His hazel eyes scanned her face with no more emotion than if he were reading an EKG. “Miss Krause, the tissues at the site of your surgery are deeply inflamed. You have been on a regimen of Carbora thirty-one, high doses, but you are now beyond Carbora’s help altogether. The body can only endure so much abuse, and you have treated yours poorly. I cannot help you. In fact, I dare say your cancer has developed beyond anyone’s skill or capacity to—”
“Wrong answer.” Galina slid the tubes off herself and took up her phone from the bedside table. She tapped out a message and sent it. An instant later there was a quiet bing from outside the door. The doctor swung on his heels and stared at the door as pair of jumpsuited militiamen pushed through it into the hospital room.
“What is the meaning—” the doctor said.
The men took hold of the doctor and pinned him roughly against the nearest wall. A third man, dressed in high-level military trappings, entered. He was short, powerful, a brick of a man in a uniform. He bowed slightly to Galina.
“Colonel, meet the doctor,” Galina said. “Doctor, meet the colonel.”
“What?” The doctor was wild-eyed. “Colonel? Help me!”
The colonel’s face was cold. It bore the emotion of a corpse. He drew a small object from a pouch at his belt. It was a syringe. He raised it, pressed its plunger.
Galina shook her head. “Wait a moment.”
“You wish to spare him?” the colonel asked, glancing from the doctor to the needle in his hand. He tapped it again; a spout of clear liquid shot into the air.
Galina walked up to the doctor, looked into his eyes. Such fear there. “No. Merely to do it myself. After two months in a coma, I am out of practice.”
The doctor shuddered, screaming, “No!”
Galina slid the syringe from the colonel’s hand and injected the doctor’s arm. He struggled for a few moments, then slumped to the floor. She heard the rain start up again, a light pattering.
The two militiamen removed the body as efficiently as movers hauling a refrigerator. Operatives of Galina’s Burmese militia, a crack mercenary unit numbering six thousand, were headquartered delightfully nearby.
“Colonel, shut down the lab, then go to Station Two in Berlin. A package is awaiting transport. I will notify you soon of its destination.”
The man bowed silently. Galina donned a blue robe hanging on a rack by the door, swept a gold scarf around her face, and left the clinic. Outside, the world swept around her in a noisy mess. The air was a heavy fog dragging itself painfully up from the earth. Breathing was like chewing wads of cotton soaked in hot water.
Katha was no
t large, a city bordered by the Irrawaddy River and haunted by the foothills that ranged across the country to the north. She made her way to the river, alley by alley, through narrow streets of tumbledown shacks and shops and houses where stray dogs scrounged for food.

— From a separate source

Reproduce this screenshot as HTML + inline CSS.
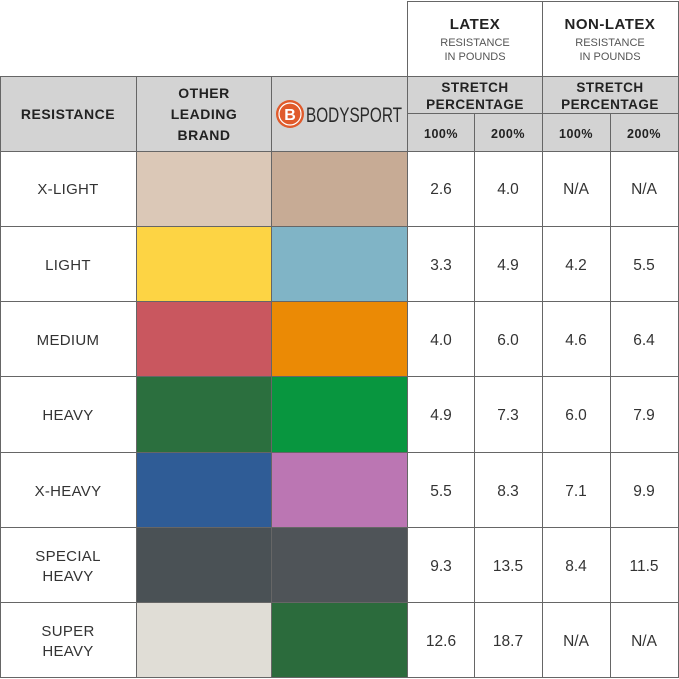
<!DOCTYPE html>
<html><head><meta charset="utf-8"><style>
html,body{margin:0;padding:0;background:#fff}
svg{display:block}
text{font-family:"Liberation Sans",sans-serif;text-anchor:middle}
.h{font-size:14px;font-weight:bold;fill:#222;letter-spacing:0.5px}
.s{font-size:11px;fill:#555}
.v{font-size:15.5px;fill:#333}
.l{font-size:15px;fill:#333;letter-spacing:0.3px}
</style></head><body>
<svg width="679" height="679" viewBox="0 0 679 679" xmlns="http://www.w3.org/2000/svg">
<rect x="0" y="76" width="679" height="75" fill="#d3d3d3"/>
<rect x="136" y="151" width="135" height="75" fill="#dbc8b7"/><rect x="271" y="151" width="136" height="75" fill="#c7ab95"/>
<rect x="136" y="226" width="135" height="75" fill="#fdd444"/><rect x="271" y="226" width="136" height="75" fill="#80b4c6"/>
<rect x="136" y="301" width="135" height="75" fill="#c9575f"/><rect x="271" y="301" width="136" height="75" fill="#eb8a05"/>
<rect x="136" y="376" width="135" height="76" fill="#2b6f3e"/><rect x="271" y="376" width="136" height="76" fill="#08963f"/>
<rect x="136" y="452" width="135" height="75" fill="#2f5c96"/><rect x="271" y="452" width="136" height="75" fill="#bb76b3"/>
<rect x="136" y="527" width="135" height="75" fill="#4a5155"/><rect x="271" y="527" width="136" height="75" fill="#4f5458"/>
<rect x="136" y="602" width="135" height="75" fill="#e0ddd6"/><rect x="271" y="602" width="136" height="75" fill="#2b6b3c"/>
<g stroke="#666" stroke-width="1" fill="none">
<path d="M407.5 1.5H678.5V677.5M542.5 1V151M407.5 1V677"/>
<path d="M0 76.5H679M0 151.5H679M0 226.5H679M0 301.5H679M0 376.5H679M0 452.5H679M0 527.5H679M0 602.5H679M0 677.5H679"/>
<path d="M407 113.5H679"/>
<path d="M0.5 76V678M136.5 76V678M271.5 76V678M474.5 113V678M542.5 76V678M610.5 113V678"/>
</g>
<text class="h" x="475" y="29" style="font-size:15px">LATEX</text>
<text class="s" x="475" y="46">RESISTANCE</text><text class="s" x="475" y="60">IN POUNDS</text>
<text class="h" x="610" y="29" style="font-size:15px">NON-LATEX</text>
<text class="s" x="610" y="46">RESISTANCE</text><text class="s" x="610" y="60">IN POUNDS</text>
<text class="h" x="68" y="119" style="font-size:14px">RESISTANCE</text>
<text class="h" x="204" y="98" style="font-size:14px">OTHER</text>
<text class="h" x="204" y="119" style="font-size:14px">LEADING</text>
<text class="h" x="204" y="140" style="font-size:14px">BRAND</text>
<text class="h" x="475" y="92" style="font-size:13.5px">STRETCH</text><text class="h" x="475" y="109" style="font-size:13.5px">PERCENTAGE</text>
<text class="h" x="610" y="92" style="font-size:13.5px">STRETCH</text><text class="h" x="610" y="109" style="font-size:13.5px">PERCENTAGE</text>
<text class="h" x="441" y="138" style="font-size:12.5px">100%</text><text class="h" x="508" y="138" style="font-size:12.5px">200%</text>
<text class="h" x="576" y="138" style="font-size:12.5px">100%</text><text class="h" x="644" y="138" style="font-size:12.5px">200%</text>
<circle cx="290" cy="114" r="14" fill="#e05a2b"/>
<circle cx="290" cy="114" r="11" fill="none" stroke="#fff" stroke-width="1.2"/>
<text x="290" y="120" style="font-size:16px;font-weight:bold;fill:#fff">B</text>
<text x="354" y="122" style="font-size:21px;fill:#2a2a2a" textLength="96" lengthAdjust="spacingAndGlyphs">BODYSPORT</text>
<text class="l" x="68" y="194">X-LIGHT</text>
<text class="l" x="68" y="270">LIGHT</text>
<text class="l" x="68" y="345">MEDIUM</text>
<text class="l" x="68" y="420">HEAVY</text>
<text class="l" x="68" y="496">X-HEAVY</text>
<text class="l" x="68" y="561">SPECIAL</text><text class="l" x="68" y="581">HEAVY</text>
<text class="l" x="68" y="636">SUPER</text><text class="l" x="68" y="656">HEAVY</text>
<text class="v" x="441" y="194">2.6</text><text class="v" x="508" y="194">4.0</text><text class="v" x="576" y="194">N/A</text><text class="v" x="644" y="194">N/A</text>
<text class="v" x="441" y="270">3.3</text><text class="v" x="508" y="270">4.9</text><text class="v" x="576" y="270">4.2</text><text class="v" x="644" y="270">5.5</text>
<text class="v" x="441" y="345">4.0</text><text class="v" x="508" y="345">6.0</text><text class="v" x="576" y="345">4.6</text><text class="v" x="644" y="345">6.4</text>
<text class="v" x="441" y="420">4.9</text><text class="v" x="508" y="420">7.3</text><text class="v" x="576" y="420">6.0</text><text class="v" x="644" y="420">7.9</text>
<text class="v" x="441" y="496">5.5</text><text class="v" x="508" y="496">8.3</text><text class="v" x="576" y="496">7.1</text><text class="v" x="644" y="496">9.9</text>
<text class="v" x="441" y="571">9.3</text><text class="v" x="508" y="571">13.5</text><text class="v" x="576" y="571">8.4</text><text class="v" x="644" y="571">11.5</text>
<text class="v" x="441" y="646">12.6</text><text class="v" x="508" y="646">18.7</text><text class="v" x="576" y="646">N/A</text><text class="v" x="644" y="646">N/A</text>
</svg>
</body></html>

She was a stray, too, wasn’t she?
Strays always found a way to live.
Reaching the river, she turned north, when the insistent chiming of her cell phone tore her from her thoughts. She swiped away the lock screen.
A message from Ebner, forwarding a text from Oskar Gerrenhausen.
Killed man to protect ledger. I will be arrested in Nice. Auction tomorrow. Thief’s wrist wore this mark. Please advise.
Galina’s pulse sped up at the sign. Who was this? Another player in the relic hunt? She did not know the symbol. She replied to the bookseller’s message.
Our man in Nice will arrange your release. Proceed to Monte Carlo. Do not fail to acquire the item.
She sent another text to Ebner—What is this symbol?— then studied the tattoo for a moment. It was the calling card, no doubt, of a new entrant in the relic hunt.
“So the Kaplans are not the only ones interested in the relics? Fine. Let us play this game to the end.”
She slid a hand beneath her flowing robe, reached for her Beretta Storm, patted it twice, and kept her palm on its grip as she pushed through the winding alleys along the Irrawaddy River and the rain-soaked bazaar.
A dozen or so minutes northeast of Galina’s position, under the awning of a shop selling tin objects for home and office, the sunken-chested nuclear physicist Ebner von Braun studied a transaction between an old woman and a goat.